Trusting that God restores the years the locusts have eaten requires a very particular kind of courage — the courage to believe that your story is not yet over simply because a chapter was painful. It means releasing the mental arithmetic we so often do, tallying up the wasted years and concluding there is not enough time left for anything meaningful. God is not bound by that arithmetic. He restored Job’s latter years so abundantly that Scripture says they exceeded his former ones (Job 42:12). He turned a murderer named Paul into the most prolific apostle in history. He raised His own Son from the dead. Time, in His hands, is not a diminishing resource. It is a canvas.

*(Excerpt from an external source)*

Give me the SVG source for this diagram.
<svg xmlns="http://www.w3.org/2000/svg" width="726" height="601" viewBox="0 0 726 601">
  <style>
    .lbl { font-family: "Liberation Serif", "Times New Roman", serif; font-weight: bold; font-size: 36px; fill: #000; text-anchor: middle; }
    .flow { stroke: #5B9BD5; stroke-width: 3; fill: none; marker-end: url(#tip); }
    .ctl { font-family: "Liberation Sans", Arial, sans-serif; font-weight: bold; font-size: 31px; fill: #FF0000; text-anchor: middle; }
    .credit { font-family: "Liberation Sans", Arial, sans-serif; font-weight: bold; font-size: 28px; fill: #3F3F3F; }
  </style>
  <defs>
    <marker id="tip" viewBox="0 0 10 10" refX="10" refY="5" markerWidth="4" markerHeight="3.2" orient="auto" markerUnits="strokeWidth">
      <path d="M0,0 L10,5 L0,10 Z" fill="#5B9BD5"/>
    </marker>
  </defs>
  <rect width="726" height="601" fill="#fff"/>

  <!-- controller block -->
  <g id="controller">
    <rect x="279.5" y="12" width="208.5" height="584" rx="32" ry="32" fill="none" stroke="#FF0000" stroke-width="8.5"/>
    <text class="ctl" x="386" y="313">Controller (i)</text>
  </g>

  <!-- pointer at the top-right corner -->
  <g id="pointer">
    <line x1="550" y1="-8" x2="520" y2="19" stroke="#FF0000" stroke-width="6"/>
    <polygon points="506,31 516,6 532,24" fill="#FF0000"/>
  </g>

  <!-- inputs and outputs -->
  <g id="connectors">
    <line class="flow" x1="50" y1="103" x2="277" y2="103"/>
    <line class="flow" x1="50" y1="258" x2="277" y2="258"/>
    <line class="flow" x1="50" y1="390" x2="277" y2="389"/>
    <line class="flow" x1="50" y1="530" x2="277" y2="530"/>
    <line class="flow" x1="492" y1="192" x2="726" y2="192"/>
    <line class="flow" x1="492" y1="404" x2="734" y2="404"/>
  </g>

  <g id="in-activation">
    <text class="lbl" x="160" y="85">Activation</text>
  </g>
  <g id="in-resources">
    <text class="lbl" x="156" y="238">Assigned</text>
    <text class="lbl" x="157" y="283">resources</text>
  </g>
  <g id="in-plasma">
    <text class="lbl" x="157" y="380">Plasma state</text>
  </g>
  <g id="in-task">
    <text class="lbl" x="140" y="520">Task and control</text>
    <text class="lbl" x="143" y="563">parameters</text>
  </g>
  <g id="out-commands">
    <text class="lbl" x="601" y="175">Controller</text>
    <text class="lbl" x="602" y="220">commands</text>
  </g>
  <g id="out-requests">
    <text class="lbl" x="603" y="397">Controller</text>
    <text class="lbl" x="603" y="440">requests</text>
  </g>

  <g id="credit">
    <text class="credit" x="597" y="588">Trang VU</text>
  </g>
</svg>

Practically, this might mean returning to the dream you quietly buried, the ministry you felt disqualified from, or the relationship with God you allowed to go cold. It means showing up — imperfectly, tremblingly — and handing Him the pen. Not because you have earned restoration, but because He has promised it. The woman at that kitchen table does not need to have answers. She simply needs to open her hands. Restoration in God’s economy rarely looks like rewinding the clock. It looks like something new being built on the very ground where the locusts once fed.

You Are Not Alone

Whatever has been stripped away in your life — whatever seasons have left you feeling hollowed out and behind — Jesus stands at the centre of your unfinished story. He is the one who took the most devastating loss in all of history, the cross, and turned it into the greatest victory the world has ever known. He is intimately acquainted with ruin, and He is gloriously acquainted with resurrection. You are not too late. Your story is not too broken. And you are never, ever alone in it.

Prayer

Lord, I confess that I have sometimes believed the lie that my story is over — that the years lost to pain and regret are simply gone, beyond Your reach. Forgive me for the smallness of that thinking. You are the God who repays, who restores, who takes the barren and makes it bloom. Today I hand You the pen of my unfinished story. Write something beautiful, Lord — not for my glory, but for Yours. I trust You with every page still to come. In the redeeming name of Jesus, amen.